▶ _REQUIRED TASK_:
Repeat only what lies from the line with "Reproduce this chart with matplotlib." to the line with "plt.rcParams['font.family'] = ['Liberation", those two lines included, exactly as it stands; omit any images.

Records with drawing code

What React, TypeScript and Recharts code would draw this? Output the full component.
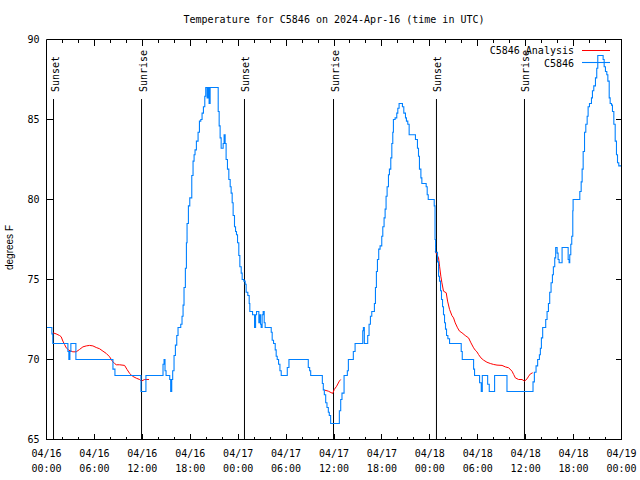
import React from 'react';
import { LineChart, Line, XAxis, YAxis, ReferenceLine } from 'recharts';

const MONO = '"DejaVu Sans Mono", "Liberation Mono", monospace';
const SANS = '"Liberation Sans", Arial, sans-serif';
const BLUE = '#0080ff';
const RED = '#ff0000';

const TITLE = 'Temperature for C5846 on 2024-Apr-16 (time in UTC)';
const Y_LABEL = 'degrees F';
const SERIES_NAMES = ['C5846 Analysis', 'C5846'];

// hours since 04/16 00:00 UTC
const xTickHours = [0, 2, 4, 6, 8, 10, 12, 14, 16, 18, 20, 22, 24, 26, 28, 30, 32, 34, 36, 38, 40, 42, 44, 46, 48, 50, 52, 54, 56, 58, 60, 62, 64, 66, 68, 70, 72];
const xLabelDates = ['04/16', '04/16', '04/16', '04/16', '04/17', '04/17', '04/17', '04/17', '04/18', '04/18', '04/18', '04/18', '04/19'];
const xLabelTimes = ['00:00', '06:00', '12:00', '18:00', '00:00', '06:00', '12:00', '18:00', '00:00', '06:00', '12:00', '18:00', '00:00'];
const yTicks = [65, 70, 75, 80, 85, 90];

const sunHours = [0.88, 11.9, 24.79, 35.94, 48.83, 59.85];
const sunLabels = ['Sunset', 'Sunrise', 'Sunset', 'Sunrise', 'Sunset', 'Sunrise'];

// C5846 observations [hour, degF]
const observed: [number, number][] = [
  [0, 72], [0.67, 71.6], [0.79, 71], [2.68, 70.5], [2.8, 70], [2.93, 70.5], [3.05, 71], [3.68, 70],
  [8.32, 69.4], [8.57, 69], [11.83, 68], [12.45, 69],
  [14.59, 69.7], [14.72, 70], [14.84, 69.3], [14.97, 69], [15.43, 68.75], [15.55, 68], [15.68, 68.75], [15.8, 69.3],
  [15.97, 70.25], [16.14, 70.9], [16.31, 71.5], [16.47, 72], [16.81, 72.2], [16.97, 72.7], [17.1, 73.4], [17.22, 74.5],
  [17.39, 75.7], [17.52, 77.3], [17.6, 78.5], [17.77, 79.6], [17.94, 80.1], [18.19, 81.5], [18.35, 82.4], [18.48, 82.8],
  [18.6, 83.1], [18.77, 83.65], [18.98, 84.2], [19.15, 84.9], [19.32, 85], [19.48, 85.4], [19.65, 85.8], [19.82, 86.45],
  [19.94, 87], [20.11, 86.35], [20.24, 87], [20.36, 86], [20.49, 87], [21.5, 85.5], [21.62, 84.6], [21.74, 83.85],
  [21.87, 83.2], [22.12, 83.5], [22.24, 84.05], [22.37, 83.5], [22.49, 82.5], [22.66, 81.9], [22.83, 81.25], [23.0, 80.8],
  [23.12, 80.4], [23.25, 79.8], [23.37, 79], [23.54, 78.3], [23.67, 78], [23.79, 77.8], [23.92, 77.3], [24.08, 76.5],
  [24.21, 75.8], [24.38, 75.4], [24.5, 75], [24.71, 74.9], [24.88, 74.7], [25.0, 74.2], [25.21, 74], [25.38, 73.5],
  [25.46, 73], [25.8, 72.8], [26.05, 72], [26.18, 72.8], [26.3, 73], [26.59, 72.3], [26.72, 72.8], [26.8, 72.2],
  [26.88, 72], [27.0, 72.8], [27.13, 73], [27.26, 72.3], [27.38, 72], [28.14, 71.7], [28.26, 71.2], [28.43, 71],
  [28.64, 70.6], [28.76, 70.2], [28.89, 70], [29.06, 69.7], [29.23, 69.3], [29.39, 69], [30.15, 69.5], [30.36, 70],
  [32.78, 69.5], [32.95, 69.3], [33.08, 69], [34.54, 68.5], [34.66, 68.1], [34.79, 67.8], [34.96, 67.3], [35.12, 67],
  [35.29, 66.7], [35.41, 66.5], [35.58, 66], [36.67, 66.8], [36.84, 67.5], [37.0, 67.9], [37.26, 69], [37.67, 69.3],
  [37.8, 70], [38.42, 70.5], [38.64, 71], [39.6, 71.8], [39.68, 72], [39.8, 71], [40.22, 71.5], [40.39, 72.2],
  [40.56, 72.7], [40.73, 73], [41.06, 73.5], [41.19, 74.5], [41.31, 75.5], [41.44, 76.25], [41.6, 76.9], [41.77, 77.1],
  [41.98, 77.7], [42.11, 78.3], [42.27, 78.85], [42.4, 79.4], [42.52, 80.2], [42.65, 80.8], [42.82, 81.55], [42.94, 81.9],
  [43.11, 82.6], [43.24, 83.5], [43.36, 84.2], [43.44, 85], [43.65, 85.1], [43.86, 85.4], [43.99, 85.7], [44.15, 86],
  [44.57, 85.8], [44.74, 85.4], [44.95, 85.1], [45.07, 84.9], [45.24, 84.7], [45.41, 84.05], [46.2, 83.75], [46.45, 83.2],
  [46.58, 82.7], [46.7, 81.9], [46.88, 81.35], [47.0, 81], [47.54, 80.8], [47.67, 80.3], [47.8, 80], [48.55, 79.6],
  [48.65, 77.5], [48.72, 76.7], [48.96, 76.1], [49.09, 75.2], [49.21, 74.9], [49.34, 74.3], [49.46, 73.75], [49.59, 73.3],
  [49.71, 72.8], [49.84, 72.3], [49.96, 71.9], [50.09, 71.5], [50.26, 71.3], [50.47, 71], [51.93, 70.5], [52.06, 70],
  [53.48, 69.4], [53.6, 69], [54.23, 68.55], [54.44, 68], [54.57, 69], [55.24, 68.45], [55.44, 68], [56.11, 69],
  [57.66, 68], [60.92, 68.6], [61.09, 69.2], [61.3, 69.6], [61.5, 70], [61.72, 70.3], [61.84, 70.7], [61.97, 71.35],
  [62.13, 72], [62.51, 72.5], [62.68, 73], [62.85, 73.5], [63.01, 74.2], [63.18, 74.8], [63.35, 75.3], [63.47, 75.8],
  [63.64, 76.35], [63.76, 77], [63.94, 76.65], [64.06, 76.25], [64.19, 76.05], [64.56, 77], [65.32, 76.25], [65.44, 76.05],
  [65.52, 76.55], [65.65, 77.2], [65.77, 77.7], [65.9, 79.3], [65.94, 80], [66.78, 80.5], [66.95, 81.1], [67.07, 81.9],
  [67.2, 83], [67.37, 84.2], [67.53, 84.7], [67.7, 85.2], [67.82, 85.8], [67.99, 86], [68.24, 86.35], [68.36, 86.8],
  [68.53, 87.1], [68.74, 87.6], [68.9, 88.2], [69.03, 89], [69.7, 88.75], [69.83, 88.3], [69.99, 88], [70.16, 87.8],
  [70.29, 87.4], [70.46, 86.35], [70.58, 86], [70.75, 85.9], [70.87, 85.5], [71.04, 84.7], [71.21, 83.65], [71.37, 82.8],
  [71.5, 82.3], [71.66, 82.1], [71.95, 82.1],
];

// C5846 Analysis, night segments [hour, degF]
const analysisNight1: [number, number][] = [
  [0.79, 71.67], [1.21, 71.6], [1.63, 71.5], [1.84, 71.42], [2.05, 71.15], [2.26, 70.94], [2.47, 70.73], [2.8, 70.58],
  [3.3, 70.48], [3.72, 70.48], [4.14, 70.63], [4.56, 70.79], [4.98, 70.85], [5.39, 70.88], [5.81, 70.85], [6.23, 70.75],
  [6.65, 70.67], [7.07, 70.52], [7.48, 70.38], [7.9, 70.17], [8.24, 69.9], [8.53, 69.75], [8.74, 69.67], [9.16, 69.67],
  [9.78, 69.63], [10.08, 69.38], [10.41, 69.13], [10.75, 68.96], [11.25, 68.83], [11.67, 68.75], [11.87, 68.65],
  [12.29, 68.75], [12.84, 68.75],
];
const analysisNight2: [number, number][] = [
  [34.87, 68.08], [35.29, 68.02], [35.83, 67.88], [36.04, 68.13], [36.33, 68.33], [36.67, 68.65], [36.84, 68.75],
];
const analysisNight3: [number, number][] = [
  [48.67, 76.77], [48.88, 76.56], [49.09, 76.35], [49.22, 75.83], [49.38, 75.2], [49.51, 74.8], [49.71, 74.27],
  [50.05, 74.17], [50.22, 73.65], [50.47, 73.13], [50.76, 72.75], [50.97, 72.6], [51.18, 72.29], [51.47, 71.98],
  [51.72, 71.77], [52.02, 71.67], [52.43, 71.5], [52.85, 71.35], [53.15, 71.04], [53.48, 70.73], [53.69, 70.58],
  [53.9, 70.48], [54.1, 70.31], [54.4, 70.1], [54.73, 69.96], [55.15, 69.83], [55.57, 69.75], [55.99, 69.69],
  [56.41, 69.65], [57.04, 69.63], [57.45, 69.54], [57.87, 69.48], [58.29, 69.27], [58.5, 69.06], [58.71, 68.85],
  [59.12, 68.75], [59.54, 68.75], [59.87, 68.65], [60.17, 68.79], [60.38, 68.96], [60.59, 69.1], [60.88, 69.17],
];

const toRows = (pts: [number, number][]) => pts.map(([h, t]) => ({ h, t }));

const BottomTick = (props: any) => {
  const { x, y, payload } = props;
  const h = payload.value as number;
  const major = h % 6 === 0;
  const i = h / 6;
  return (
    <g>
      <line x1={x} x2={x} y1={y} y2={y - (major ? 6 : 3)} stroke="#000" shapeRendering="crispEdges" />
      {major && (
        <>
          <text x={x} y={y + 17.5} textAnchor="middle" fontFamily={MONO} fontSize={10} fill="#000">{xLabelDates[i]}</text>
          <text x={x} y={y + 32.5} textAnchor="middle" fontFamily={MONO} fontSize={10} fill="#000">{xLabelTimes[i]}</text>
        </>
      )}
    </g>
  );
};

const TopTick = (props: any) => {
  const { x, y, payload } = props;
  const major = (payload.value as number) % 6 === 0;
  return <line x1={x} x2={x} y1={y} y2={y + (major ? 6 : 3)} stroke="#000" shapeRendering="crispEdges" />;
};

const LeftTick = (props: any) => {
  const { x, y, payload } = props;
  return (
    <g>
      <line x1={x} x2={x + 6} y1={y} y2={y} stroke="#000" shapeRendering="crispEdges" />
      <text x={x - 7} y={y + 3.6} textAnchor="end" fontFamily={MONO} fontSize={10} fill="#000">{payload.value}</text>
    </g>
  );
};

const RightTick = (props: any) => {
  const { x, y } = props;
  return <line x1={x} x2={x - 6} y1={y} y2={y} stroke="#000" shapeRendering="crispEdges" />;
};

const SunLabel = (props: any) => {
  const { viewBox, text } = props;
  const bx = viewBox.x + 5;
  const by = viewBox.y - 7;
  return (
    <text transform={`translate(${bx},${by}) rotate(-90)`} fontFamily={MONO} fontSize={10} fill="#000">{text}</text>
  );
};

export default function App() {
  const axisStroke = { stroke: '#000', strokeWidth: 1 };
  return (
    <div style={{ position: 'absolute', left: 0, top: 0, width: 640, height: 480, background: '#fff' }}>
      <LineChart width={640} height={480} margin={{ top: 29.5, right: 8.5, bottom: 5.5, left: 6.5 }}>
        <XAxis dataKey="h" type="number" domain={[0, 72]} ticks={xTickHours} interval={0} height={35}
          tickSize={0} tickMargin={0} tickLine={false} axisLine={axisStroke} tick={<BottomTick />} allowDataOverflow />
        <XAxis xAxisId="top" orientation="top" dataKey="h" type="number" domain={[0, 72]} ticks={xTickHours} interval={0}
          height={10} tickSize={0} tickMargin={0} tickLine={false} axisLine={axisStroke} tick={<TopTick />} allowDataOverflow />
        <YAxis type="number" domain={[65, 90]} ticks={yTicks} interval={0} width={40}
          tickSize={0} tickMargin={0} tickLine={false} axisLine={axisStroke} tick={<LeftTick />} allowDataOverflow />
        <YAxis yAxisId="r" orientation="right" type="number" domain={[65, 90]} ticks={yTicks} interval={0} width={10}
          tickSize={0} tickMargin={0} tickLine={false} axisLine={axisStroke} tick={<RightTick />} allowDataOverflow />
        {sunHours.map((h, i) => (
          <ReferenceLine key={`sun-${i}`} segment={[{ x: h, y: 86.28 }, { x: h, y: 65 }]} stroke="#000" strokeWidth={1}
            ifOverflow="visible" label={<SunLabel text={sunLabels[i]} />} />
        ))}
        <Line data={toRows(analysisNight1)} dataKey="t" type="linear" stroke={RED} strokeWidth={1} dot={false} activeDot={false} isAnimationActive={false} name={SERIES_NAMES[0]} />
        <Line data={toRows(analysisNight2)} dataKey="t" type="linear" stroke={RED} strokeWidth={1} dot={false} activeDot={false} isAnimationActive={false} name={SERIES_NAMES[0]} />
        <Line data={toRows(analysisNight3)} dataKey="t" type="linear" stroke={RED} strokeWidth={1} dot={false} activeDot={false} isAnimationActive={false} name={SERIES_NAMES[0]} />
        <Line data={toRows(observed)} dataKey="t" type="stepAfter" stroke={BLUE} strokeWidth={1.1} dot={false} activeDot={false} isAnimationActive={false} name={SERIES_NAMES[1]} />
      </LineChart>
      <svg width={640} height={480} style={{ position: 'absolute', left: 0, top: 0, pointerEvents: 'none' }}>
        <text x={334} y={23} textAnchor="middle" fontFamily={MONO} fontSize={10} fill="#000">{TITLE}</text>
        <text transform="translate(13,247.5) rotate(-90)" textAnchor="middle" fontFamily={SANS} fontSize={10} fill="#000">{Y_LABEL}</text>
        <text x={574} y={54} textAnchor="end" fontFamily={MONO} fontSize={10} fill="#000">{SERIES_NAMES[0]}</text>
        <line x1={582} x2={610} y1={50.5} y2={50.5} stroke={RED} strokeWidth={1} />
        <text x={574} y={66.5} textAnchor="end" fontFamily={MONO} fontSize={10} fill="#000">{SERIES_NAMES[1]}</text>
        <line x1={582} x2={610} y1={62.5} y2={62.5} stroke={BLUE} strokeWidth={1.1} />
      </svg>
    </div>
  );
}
* * *
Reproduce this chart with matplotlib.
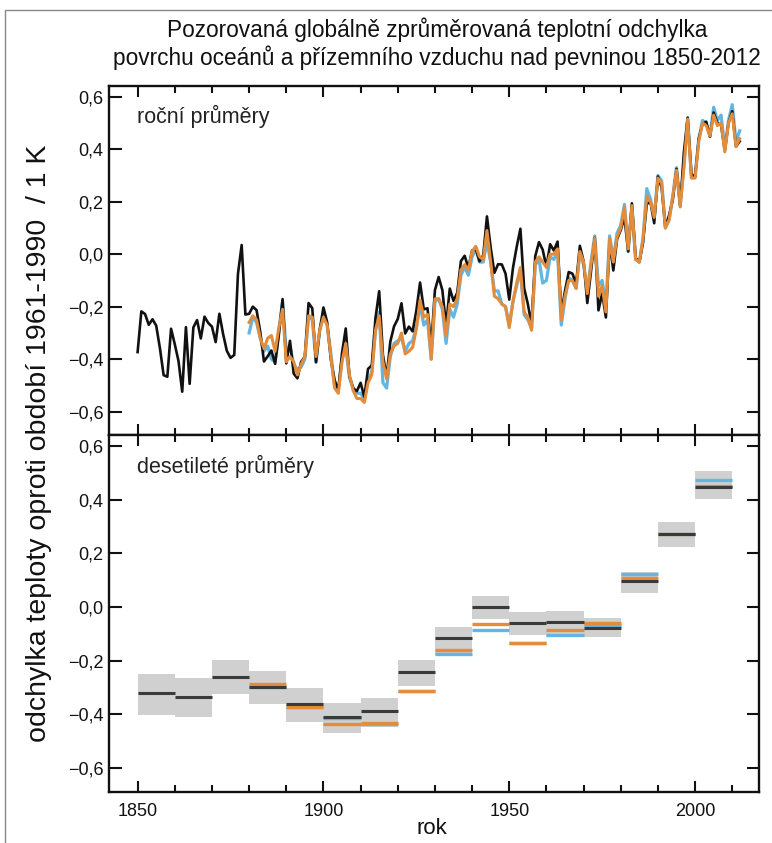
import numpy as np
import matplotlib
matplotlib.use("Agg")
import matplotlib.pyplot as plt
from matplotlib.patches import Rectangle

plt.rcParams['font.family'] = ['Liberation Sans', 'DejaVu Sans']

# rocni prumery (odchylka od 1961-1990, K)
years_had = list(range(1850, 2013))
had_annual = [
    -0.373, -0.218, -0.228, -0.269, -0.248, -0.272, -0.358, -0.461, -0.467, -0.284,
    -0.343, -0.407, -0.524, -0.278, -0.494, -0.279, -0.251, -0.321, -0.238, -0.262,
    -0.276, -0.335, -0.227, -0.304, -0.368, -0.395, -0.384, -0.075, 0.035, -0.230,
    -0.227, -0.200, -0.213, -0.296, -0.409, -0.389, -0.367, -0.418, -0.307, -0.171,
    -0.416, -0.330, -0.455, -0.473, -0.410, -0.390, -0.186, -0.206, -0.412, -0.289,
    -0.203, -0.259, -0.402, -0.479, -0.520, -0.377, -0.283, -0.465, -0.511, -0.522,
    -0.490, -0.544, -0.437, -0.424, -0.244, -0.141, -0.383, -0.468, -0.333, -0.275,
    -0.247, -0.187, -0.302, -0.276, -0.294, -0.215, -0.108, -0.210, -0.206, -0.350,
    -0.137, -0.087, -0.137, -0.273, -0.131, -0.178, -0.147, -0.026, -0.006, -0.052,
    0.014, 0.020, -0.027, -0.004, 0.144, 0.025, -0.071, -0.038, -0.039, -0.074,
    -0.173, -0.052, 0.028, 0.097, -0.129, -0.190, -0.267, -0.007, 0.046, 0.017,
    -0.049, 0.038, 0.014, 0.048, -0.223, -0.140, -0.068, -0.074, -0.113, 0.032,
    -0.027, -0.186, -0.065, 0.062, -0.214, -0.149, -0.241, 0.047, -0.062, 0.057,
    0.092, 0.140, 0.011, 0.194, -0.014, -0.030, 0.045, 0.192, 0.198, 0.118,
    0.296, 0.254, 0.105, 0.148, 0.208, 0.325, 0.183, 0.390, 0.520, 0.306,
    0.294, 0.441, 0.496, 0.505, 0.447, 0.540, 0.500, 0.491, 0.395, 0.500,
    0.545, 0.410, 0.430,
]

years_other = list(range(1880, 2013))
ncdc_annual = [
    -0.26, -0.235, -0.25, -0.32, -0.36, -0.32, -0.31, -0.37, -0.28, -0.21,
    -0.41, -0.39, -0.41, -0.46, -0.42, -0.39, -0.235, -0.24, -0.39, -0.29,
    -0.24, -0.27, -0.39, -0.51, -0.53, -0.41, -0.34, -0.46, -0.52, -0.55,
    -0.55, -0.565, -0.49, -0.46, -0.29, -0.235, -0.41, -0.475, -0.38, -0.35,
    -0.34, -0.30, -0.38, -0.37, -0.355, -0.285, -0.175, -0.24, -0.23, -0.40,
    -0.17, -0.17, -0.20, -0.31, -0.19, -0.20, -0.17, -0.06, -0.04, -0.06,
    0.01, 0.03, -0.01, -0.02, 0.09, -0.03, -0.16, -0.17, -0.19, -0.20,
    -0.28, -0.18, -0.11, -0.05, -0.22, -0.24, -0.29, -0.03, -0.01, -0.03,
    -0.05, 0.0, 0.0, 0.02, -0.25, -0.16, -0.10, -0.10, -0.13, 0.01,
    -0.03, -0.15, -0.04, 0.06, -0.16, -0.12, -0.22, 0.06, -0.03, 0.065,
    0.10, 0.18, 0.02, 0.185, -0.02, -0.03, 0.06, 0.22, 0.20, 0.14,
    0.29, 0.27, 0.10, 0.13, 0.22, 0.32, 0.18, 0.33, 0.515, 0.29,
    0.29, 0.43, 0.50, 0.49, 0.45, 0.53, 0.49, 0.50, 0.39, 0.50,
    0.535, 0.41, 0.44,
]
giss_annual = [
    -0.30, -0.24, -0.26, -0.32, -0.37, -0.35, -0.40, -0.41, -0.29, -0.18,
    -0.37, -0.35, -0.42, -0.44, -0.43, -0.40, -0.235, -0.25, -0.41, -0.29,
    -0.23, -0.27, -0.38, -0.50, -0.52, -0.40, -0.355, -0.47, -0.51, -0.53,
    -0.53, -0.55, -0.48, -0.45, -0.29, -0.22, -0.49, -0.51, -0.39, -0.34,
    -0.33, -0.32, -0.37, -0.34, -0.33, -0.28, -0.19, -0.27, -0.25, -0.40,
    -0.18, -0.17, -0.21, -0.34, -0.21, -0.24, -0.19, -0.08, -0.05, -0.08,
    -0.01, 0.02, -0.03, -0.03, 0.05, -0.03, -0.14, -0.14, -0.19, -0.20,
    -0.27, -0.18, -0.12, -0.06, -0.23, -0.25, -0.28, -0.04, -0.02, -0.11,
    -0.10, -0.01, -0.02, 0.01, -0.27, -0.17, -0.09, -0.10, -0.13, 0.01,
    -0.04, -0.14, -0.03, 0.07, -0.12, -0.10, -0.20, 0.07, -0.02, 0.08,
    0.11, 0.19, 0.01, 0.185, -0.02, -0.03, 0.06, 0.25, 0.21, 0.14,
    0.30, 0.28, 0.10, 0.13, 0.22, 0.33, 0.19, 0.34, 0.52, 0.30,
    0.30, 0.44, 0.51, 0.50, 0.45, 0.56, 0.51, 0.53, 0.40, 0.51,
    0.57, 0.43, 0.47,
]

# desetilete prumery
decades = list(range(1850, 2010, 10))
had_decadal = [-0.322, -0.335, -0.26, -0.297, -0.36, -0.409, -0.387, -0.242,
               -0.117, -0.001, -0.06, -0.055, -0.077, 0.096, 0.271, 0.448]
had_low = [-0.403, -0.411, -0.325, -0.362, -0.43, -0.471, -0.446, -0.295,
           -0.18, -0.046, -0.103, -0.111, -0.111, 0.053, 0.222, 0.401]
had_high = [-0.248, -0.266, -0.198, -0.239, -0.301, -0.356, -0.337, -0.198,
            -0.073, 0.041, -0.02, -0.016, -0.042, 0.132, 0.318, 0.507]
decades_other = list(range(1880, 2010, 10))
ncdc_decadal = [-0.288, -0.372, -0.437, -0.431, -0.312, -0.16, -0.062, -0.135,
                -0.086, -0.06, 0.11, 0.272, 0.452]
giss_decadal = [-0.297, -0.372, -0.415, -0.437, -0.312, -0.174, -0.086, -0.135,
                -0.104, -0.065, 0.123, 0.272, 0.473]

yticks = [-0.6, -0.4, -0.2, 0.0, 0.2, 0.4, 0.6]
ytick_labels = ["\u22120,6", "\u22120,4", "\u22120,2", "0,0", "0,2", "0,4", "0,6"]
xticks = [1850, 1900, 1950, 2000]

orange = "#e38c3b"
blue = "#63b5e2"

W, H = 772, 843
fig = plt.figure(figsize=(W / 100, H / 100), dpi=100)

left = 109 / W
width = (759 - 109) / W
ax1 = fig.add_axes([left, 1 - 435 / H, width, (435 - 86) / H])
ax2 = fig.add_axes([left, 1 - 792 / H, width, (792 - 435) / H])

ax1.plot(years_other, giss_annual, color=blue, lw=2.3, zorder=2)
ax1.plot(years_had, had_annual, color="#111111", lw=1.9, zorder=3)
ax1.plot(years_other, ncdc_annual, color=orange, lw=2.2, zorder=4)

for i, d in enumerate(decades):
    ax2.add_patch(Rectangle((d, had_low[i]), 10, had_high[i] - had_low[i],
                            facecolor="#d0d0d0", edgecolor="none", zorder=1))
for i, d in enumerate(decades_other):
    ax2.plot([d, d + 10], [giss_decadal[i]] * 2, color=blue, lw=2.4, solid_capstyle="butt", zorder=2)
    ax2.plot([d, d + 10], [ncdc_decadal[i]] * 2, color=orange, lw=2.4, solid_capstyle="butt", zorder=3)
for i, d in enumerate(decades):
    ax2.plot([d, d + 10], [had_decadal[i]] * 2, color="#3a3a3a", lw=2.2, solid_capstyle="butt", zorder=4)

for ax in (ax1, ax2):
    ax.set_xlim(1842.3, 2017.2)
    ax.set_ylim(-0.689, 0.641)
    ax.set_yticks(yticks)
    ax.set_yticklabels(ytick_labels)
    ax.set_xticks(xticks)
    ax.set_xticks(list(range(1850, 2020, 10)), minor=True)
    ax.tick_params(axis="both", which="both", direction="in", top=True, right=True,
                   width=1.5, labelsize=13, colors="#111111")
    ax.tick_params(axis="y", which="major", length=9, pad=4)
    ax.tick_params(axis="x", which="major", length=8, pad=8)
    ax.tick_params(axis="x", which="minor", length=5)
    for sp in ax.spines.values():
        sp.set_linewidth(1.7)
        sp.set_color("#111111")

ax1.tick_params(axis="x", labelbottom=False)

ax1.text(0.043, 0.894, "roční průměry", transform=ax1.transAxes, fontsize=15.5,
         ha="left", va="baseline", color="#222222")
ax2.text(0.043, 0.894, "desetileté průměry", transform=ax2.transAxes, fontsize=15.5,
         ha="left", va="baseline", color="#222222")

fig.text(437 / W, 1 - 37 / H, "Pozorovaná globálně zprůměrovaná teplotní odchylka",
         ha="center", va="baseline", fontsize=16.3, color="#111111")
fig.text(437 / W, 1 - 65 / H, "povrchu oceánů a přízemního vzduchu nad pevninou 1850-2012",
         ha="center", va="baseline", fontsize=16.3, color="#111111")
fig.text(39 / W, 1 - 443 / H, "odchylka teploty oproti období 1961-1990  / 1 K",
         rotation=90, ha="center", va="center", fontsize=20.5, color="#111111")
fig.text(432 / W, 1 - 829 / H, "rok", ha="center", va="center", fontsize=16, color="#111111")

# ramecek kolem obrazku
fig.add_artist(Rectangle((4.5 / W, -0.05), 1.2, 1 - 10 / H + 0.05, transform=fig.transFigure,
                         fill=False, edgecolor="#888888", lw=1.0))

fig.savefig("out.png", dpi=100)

▶ _EXPECTED ANSWER_:
Reproduce this chart with matplotlib.
import numpy as np
import matplotlib
matplotlib.use("Agg")
import matplotlib.pyplot as plt
from matplotlib.patches import Rectangle

plt.rcParams['font.family'] = ['Liberation Sans', 'DejaVu Sans']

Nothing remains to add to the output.